Whether you’re just stopping by for a drink, staying to study, or need to get some work done, these types of places are where you can bump into someone that potentially has the same taste as you. So, put in a little extra effort, especially if you’re planning to stay in the shop for an hour or so. There’s tons of foot traffic through bars and cafés so even if you’re not paying attention to your surroundings, someone could be admiring you and even end up approaching you.

work

This should go without saying but I’ll mention it anyways, be presentable at work! Dress for the job you want to have. Your place of work, whether it’s an office, a restaurant gig, a retail job, whatever you do, you’re always meeting new people: on your commute, lunch breaks, in meetings, at happy hours, the possibilities are endless. And you never know what’s going to come up!

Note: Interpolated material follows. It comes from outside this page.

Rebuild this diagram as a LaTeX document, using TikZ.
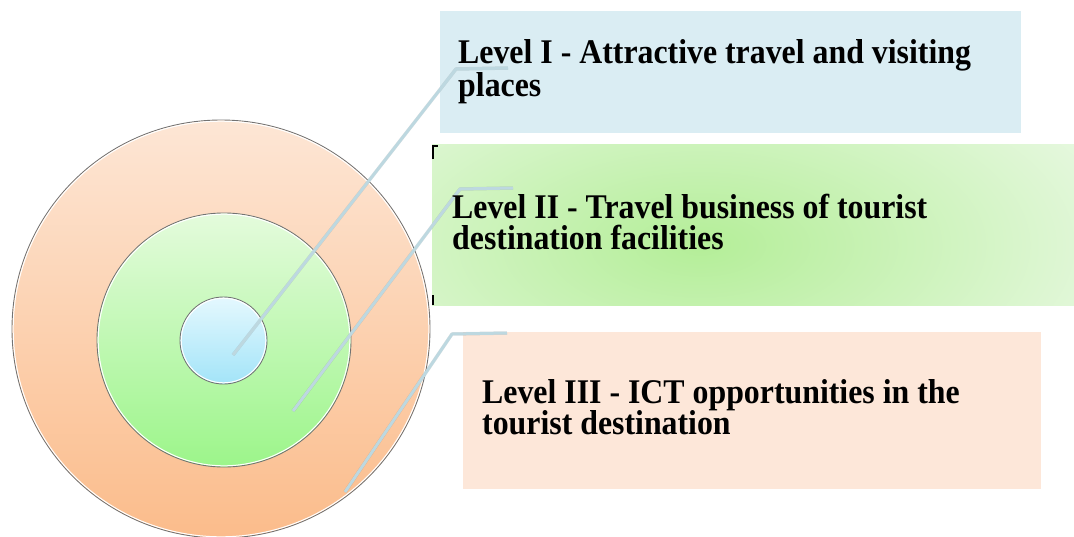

Heck, I’ve seen so many handsome men at networking events and industry nights that were just spring-of-the-moment plans.

Always stay ready because the last thing you want is to feel out of place or “not good enough” when you see someone you like.

Treat everyday like it could be the day you meet the one and ask yourself if you would really want to be caught looking how you’re looking.

“Put the odds in your favor” like Matthew Hussey says in Get The Guy and give yourself more chances than just the weekends to meet men because you’re definitely not going to meet them sitting on the couch at home (unless your Postmates delivery man is sexy AF — true story, happened to my roommate once).

So, dress to impress and don’t lose a potential hottie to a chick that took the time to look better than you that day!